--- start SOURCE EXCERPT ---

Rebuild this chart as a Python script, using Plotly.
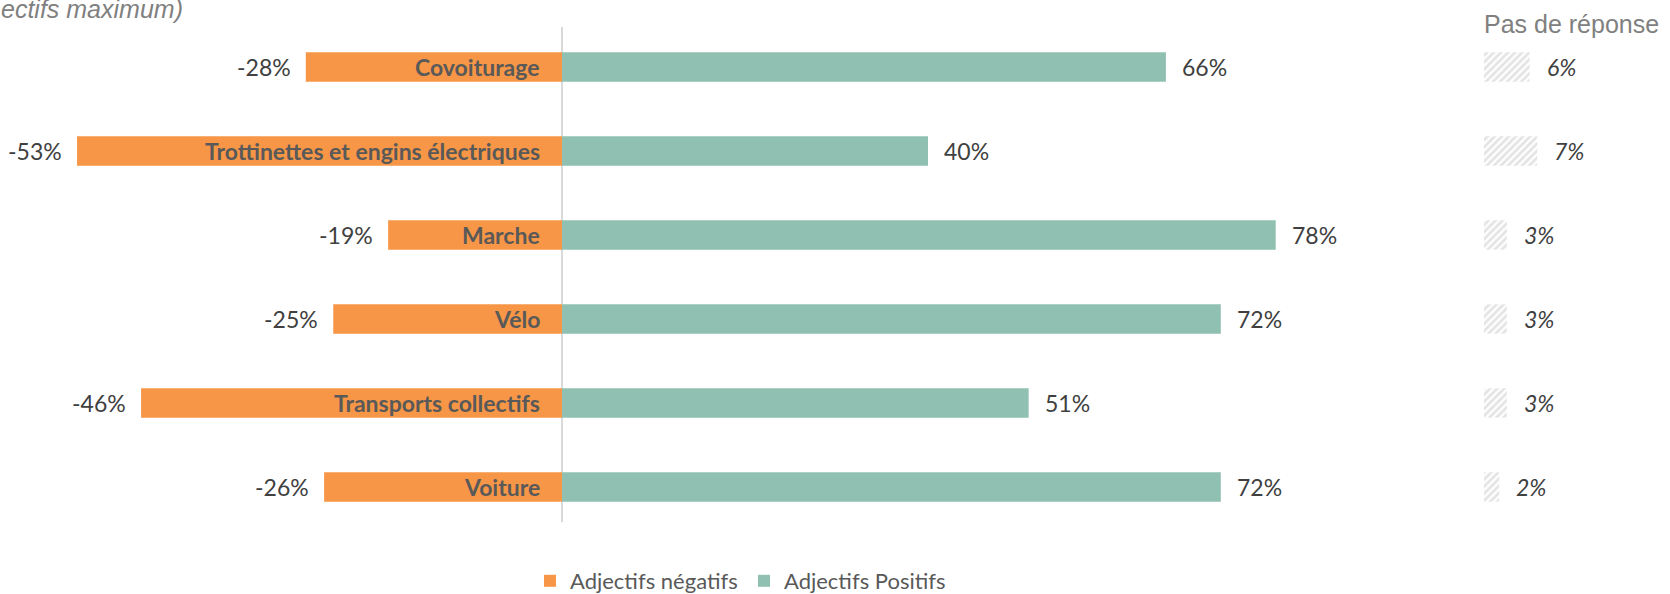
import plotly.graph_objects as go

categories = ["Covoiturage", "Trottinettes et engins électriques", "Marche", "Vélo",
              "Transports collectifs", "Voiture"]
negatifs = [-28, -53, -19, -25, -46, -26]
positifs = [66, 40, 78, 72, 51, 72]
sans_reponse = [6, 7, 3, 3, 3, 2]

ORANGE = "#F79646"
GREEN = "#8FC0B1"
W, H = 1670, 602   # a touch taller than the window so the legend sits at the very bottom

fig = go.Figure()
fig.add_trace(go.Bar(y=categories, x=negatifs, orientation="h", name="Adjectifs négatifs",
                     marker=dict(color=ORANGE, line=dict(width=0)), xaxis="x", yaxis="y"))
fig.add_trace(go.Bar(y=categories, x=positifs, orientation="h", name="Adjectifs Positifs",
                     marker=dict(color=GREEN, line=dict(width=0)), xaxis="x", yaxis="y"))
fig.add_trace(go.Bar(y=categories, x=sans_reponse, orientation="h", name="Pas de réponse",
                     showlegend=False,
                     marker=dict(color="white", line=dict(width=0),
                                 pattern=dict(shape="/", fgcolor="#c9c9c9", bgcolor="white",
                                              size=5, solidity=0.55)),
                     xaxis="x2", yaxis="y"))

ann = []
lab_font = dict(family="Lato", size=23, color="#404040")
for c, n, p, s in zip(categories, negatifs, positifs, sans_reponse):
    ann.append(dict(x=0, y=c, xref="x", yref="y", text="<b>%s</b>" % c, showarrow=False,
                    xanchor="right", xshift=-20,
                    font=dict(family="Lato", size=23, color="#595959")))
    ann.append(dict(x=n, y=c, xref="x", yref="y", text="%d%%" % n, showarrow=False,
                    xanchor="right", xshift=-13, font=lab_font))
    ann.append(dict(x=p, y=c, xref="x", yref="y", text="%d%%" % p, showarrow=False,
                    xanchor="left", xshift=14, font=lab_font))
    ann.append(dict(x=s, y=c, xref="x2", yref="y", text="<i>%d%%</i>" % s, showarrow=False,
                    xanchor="left", xshift=15, font=lab_font))

ann.append(dict(x=185 / W, y=1 - 9 / H, xref="paper", yref="paper", text="<i>ectifs maximum)</i>",
                showarrow=False, xanchor="right", yanchor="middle",
                font=dict(family="Liberation Sans", size=25, color="#808080")))
ann.append(dict(x=1482 / W, y=1 - 24 / H, xref="paper", yref="paper", text="Pas de réponse",
                showarrow=False, xanchor="left", yanchor="middle",
                font=dict(family="Liberation Sans", size=25, color="#808080")))

zero_px = 562
ppp = 9.15
main_right = 0.85 * W
x2_left = 1484
ppp2 = 7.6
top_px, bot_px = 27, 522

fig.update_layout(
    width=W, height=H,
    margin=dict(l=0, r=0, t=0, b=0),
    paper_bgcolor="white", plot_bgcolor="white",
    barmode="relative", bargap=0.65,
    xaxis=dict(domain=[0, 0.85], range=[-zero_px / ppp, (main_right - zero_px) / ppp],
               showgrid=False, showticklabels=False, ticks="",
               zeroline=True, zerolinecolor="#d9d9d9", zerolinewidth=2),
    xaxis2=dict(domain=[x2_left / W, 1], range=[0, (W - x2_left) / ppp2], anchor="y",
                showgrid=False, showticklabels=False, zeroline=False, ticks=""),
    yaxis=dict(domain=[1 - bot_px / H, 1 - top_px / H], autorange=False,
               range=[5.417, -0.476],
               showgrid=False, showticklabels=False, zeroline=False, ticks=""),
    legend=dict(orientation="h", x=530 / W, xanchor="left", y=0, yanchor="bottom",
                font=dict(family="Lato", size=22, color="#595959"),
                bgcolor="rgba(0,0,0,0)", entrywidth=169),
    annotations=ann,
)

fig.write_html("out.html", config={"displayModeBar": False},
               post_script="document.body.style.margin='0';")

--- end SOURCE EXCERPT ---

WHAT THE TASK ASKS ▸
Make an exact reproduction of the listing above, without any pictures.

RESULT OF THE TASK ▸
Rebuild this chart as a Python script, using Plotly.
import plotly.graph_objects as go

categories = ["Covoiturage", "Trottinettes et engins électriques", "Marche", "Vélo",
              "Transports collectifs", "Voiture"]
negatifs = [-28, -53, -19, -25, -46, -26]
positifs = [66, 40, 78, 72, 51, 72]
sans_reponse = [6, 7, 3, 3, 3, 2]

ORANGE = "#F79646"
GREEN = "#8FC0B1"
W, H = 1670, 602   # a touch taller than the window so the legend sits at the very bottom

fig = go.Figure()
fig.add_trace(go.Bar(y=categories, x=negatifs, orientation="h", name="Adjectifs négatifs",
                     marker=dict(color=ORANGE, line=dict(width=0)), xaxis="x", yaxis="y"))
fig.add_trace(go.Bar(y=categories, x=positifs, orientation="h", name="Adjectifs Positifs",
                     marker=dict(color=GREEN, line=dict(width=0)), xaxis="x", yaxis="y"))
fig.add_trace(go.Bar(y=categories, x=sans_reponse, orientation="h", name="Pas de réponse",
                     showlegend=False,
                     marker=dict(color="white", line=dict(width=0),
                                 pattern=dict(shape="/", fgcolor="#c9c9c9", bgcolor="white",
                                              size=5, solidity=0.55)),
                     xaxis="x2", yaxis="y"))

ann = []
lab_font = dict(family="Lato", size=23, color="#404040")
for c, n, p, s in zip(categories, negatifs, positifs, sans_reponse):
    ann.append(dict(x=0, y=c, xref="x", yref="y", text="<b>%s</b>" % c, showarrow=False,
                    xanchor="right", xshift=-20,
                    font=dict(family="Lato", size=23, color="#595959")))
    ann.append(dict(x=n, y=c, xref="x", yref="y", text="%d%%" % n, showarrow=False,
                    xanchor="right", xshift=-13, font=lab_font))
    ann.append(dict(x=p, y=c, xref="x", yref="y", text="%d%%" % p, showarrow=False,
                    xanchor="left", xshift=14, font=lab_font))
    ann.append(dict(x=s, y=c, xref="x2", yref="y", text="<i>%d%%</i>" % s, showarrow=False,
                    xanchor="left", xshift=15, font=lab_font))

ann.append(dict(x=185 / W, y=1 - 9 / H, xref="paper", yref="paper", text="<i>ectifs maximum)</i>",
                showarrow=False, xanchor="right", yanchor="middle",
                font=dict(family="Liberation Sans", size=25, color="#808080")))
ann.append(dict(x=1482 / W, y=1 - 24 / H, xref="paper", yref="paper", text="Pas de réponse",
                showarrow=False, xanchor="left", yanchor="middle",
                font=dict(family="Liberation Sans", size=25, color="#808080")))

zero_px = 562
ppp = 9.15
main_right = 0.85 * W
x2_left = 1484
ppp2 = 7.6
top_px, bot_px = 27, 522

fig.update_layout(
    width=W, height=H,
    margin=dict(l=0, r=0, t=0, b=0),
    paper_bgcolor="white", plot_bgcolor="white",
    barmode="relative", bargap=0.65,
    xaxis=dict(domain=[0, 0.85], range=[-zero_px / ppp, (main_right - zero_px) / ppp],
               showgrid=False, showticklabels=False, ticks="",
               zeroline=True, zerolinecolor="#d9d9d9", zerolinewidth=2),
    xaxis2=dict(domain=[x2_left / W, 1], range=[0, (W - x2_left) / ppp2], anchor="y",
                showgrid=False, showticklabels=False, zeroline=False, ticks=""),
    yaxis=dict(domain=[1 - bot_px / H, 1 - top_px / H], autorange=False,
               range=[5.417, -0.476],
               showgrid=False, showticklabels=False, zeroline=False, ticks=""),
    legend=dict(orientation="h", x=530 / W, xanchor="left", y=0, yanchor="bottom",
                font=dict(family="Lato", size=22, color="#595959"),
                bgcolor="rgba(0,0,0,0)", entrywidth=169),
    annotations=ann,
)

fig.write_html("out.html", config={"displayModeBar": False},
               post_script="document.body.style.margin='0';")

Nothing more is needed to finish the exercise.